Van onze verslaggeefster

Xandra van Gelder

GRONINGEN

'Ik weet niet of landelijke cijfers precies hetzelfde beeld geven. Maar het wordt tijd dat we daar eens goed naar kijken en ons afvragen of we het geld voor de achterstandsleerlingen niet eerlijker moeten verdelen', zegt Pijlman. 'Het is begrijpelijk dat er ontzettend veel aandacht naar de nieuwkomers gaat, ook in de dagelijkse praktijk in de klas, maar het is niet eerlijk dat de rekening daarvoor betaald wordt door de mensen die het traditioneel al lastig hebben.'

In de Randstad is de meerderheid van de kansarmen allochtoon. Hun specifieke problemen krijgen veel aandacht, waardoor weleens wordt vergeten dat tweederde van alle achterstandsleerlingen in Nederland autochtoon is. In Groningen wonen traditioneel veel van die gedepriveerde kinderen.

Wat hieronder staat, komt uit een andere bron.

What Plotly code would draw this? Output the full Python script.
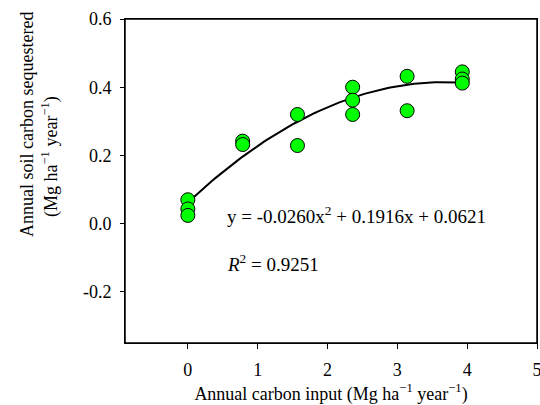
import plotly.graph_objects as go

# Data
x_vals = [0, 0, 0, 0.785, 0.785, 1.57, 1.57, 2.36, 2.36, 2.36, 3.14, 3.14, 3.93, 3.93, 3.93]
y_vals = [0.07, 0.043, 0.024, 0.242, 0.232, 0.32, 0.229, 0.40, 0.362, 0.32, 0.432, 0.331, 0.445, 0.424, 0.412]

# Quadratic fit coefficients shown on the chart (a, b, c)
fit_coef = [-0.0260, 0.1916, 0.0621]
fit_x = [i * 3.93 / 80 for i in range(81)]
fit_y = [fit_coef[0] * v * v + fit_coef[1] * v + fit_coef[2] for v in fit_x]

x_ticks = [0, 1, 2, 3, 4, 5]
y_ticks = [-0.2, 0.0, 0.2, 0.4, 0.6]
y_ticklabels = ["-0.2", "0.0", "0.2", "0.4", "0.6"]

FONT = "'Liberation Serif', 'Times New Roman', Times, serif"

fig = go.Figure()
fig.add_trace(go.Scatter(x=fit_x, y=fit_y, mode="lines",
                         line=dict(color="black", width=2), hoverinfo="skip"))
fig.add_trace(go.Scatter(x=x_vals, y=y_vals, mode="markers",
                         marker=dict(size=14, color="#00FF00",
                                     line=dict(color="black", width=1))))

fig.update_layout(
    width=540, height=405,
    margin=dict(l=125, r=3, t=19, b=62, autoexpand=False),
    paper_bgcolor="white", plot_bgcolor="white",
    showlegend=False,
    font=dict(family=FONT, size=18, color="black"),
    xaxis=dict(range=[-0.9, 5], tickvals=x_ticks, ticks="outside", ticklen=5,
               tickcolor="black", showline=True, linecolor="black", linewidth=1,
               mirror=True, showgrid=False, zeroline=False, automargin=False,
               ticklabelstandoff=5, ticklabeloverflow="allow",
               tickfont=dict(family=FONT, size=18),
               title=dict(text="Annual carbon input (Mg ha<sup>−1</sup> year<sup>−1</sup>)",
                          font=dict(family=FONT, size=18), standoff=9)),
    yaxis=dict(range=[-0.35, 0.6], tickvals=y_ticks, ticktext=y_ticklabels,
               ticks="outside", ticklen=4, tickcolor="black", automargin=False,
               tickfont=dict(family=FONT, size=18),
               showline=True, linecolor="black", linewidth=1, mirror=True,
               showgrid=False, zeroline=False, ticklabelstandoff=5),
    shapes=[dict(type="rect", xref="paper", yref="paper", x0=0, x1=1, y0=0, y1=1,
                 line=dict(color="black", width=1.5), layer="above")],
)

fig.add_annotation(text="Annual soil carbon sequestered", textangle=-90,
                   xref="paper", yref="paper", x=(27 - 125) / 412, y=(343 - 125) / 324,
                   xanchor="center", yanchor="middle", showarrow=False,
                   font=dict(family=FONT, size=18))
fig.add_annotation(text="(Mg ha<sup>−1</sup> year<sup>−1</sup>)", textangle=-90,
                   xref="paper", yref="paper", x=(50 - 125) / 412, y=(343 - 157) / 324,
                   xanchor="center", yanchor="middle", showarrow=False,
                   font=dict(family=FONT, size=18))

fig.add_annotation(text="y = -0.0260x<sup>2</sup> + 0.1916x + 0.0621",
                   xref="x", yref="y", x=0.53, y=0.026, xanchor="left", yanchor="middle",
                   showarrow=False, font=dict(family=FONT, size=19))
fig.add_annotation(text="<i>R</i><sup>2</sup> = 0.9251",
                   xref="x", yref="y", x=0.53, y=-0.115, xanchor="left", yanchor="middle",
                   showarrow=False, font=dict(family=FONT, size=19))

fig.write_html("out.html", include_plotlyjs=True, config={"displayModeBar": False},
               post_script="document.body.style.margin='0';document.body.style.overflow='hidden';")
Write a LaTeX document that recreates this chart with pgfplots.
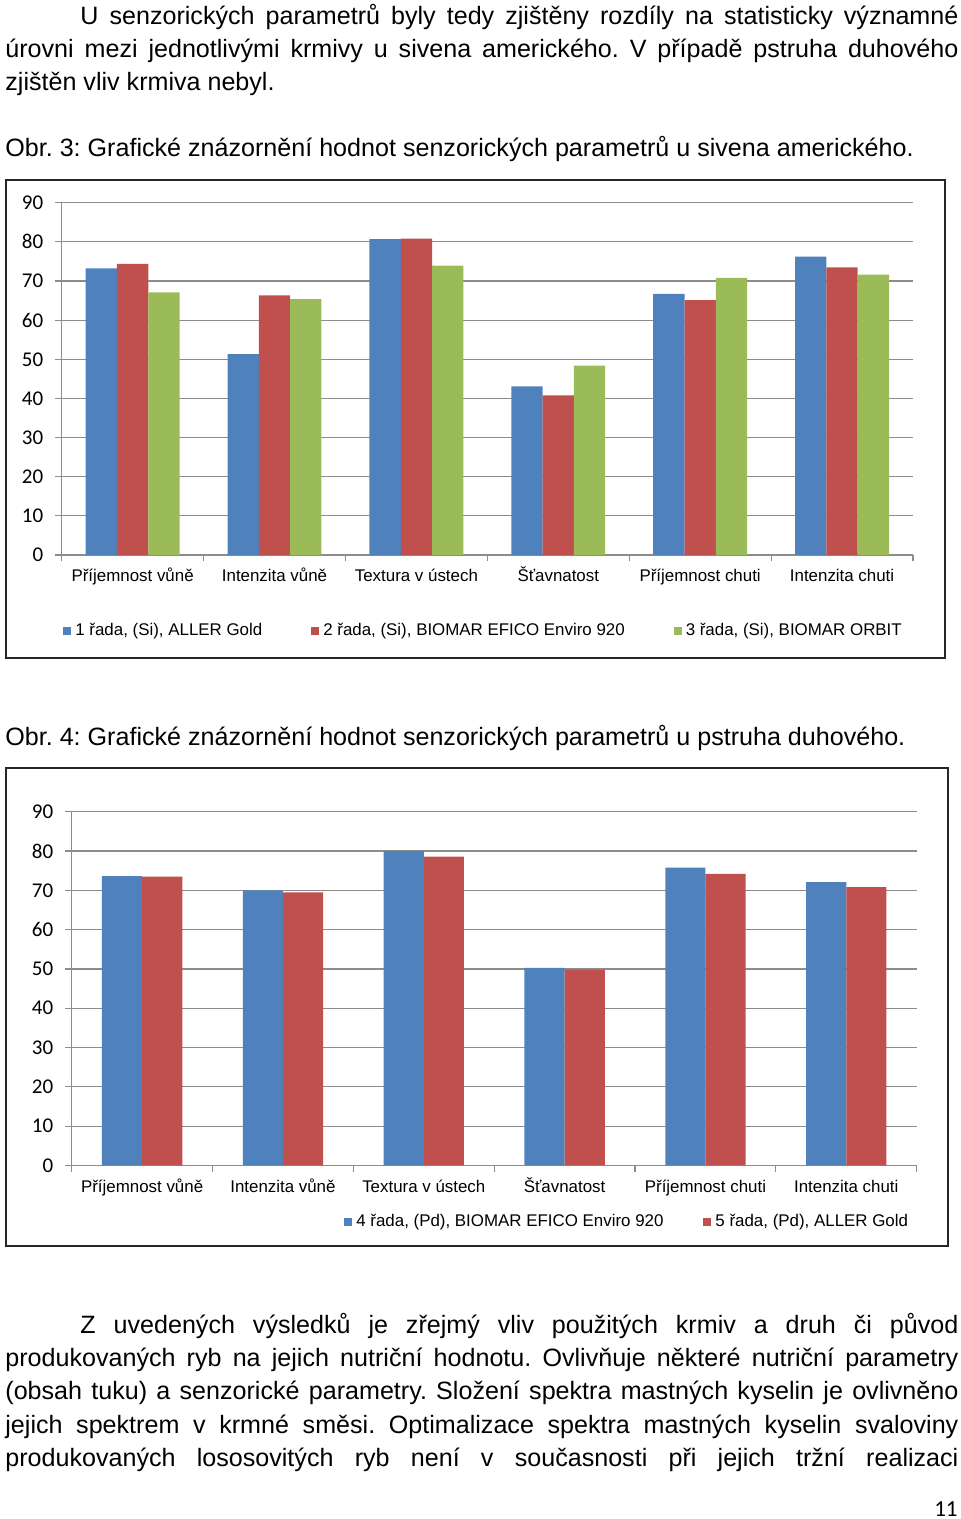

Vier jaar geleden besloot het Groningse gemeentebestuur niet langer alleen maar geld uit te geven voor het bestrijden van de achterstanden. Er werd al jaren 1,5 miljoen gulden extra in het onderwijs gestopt, maar van meetbare resultaten was geen sprake. Daarom werd er een plan van aanpak gemaakt en er werden vensterscholen opgericht, die behalve voor het leren ook oog hebben voor de omstandigheden buiten het onderwijs. Ook werd afgesproken dat na vier jaar zichtbaar moest zijn dat de zwakke leerlingen beter zouden presteren bij de Cito-toets.

Dat is gelukt. De vooruitgang is zelfs beter dan was gehoopt, ofschoon het verschil tussen de goeden en de slechten niet is ingelopen, want ook de andere leerlingen zijn beter gaan presteren. Vergeleken met de achterstandsleerlingen in de rest van het land doen de Groningse het echter beter, vooral de allochtonen.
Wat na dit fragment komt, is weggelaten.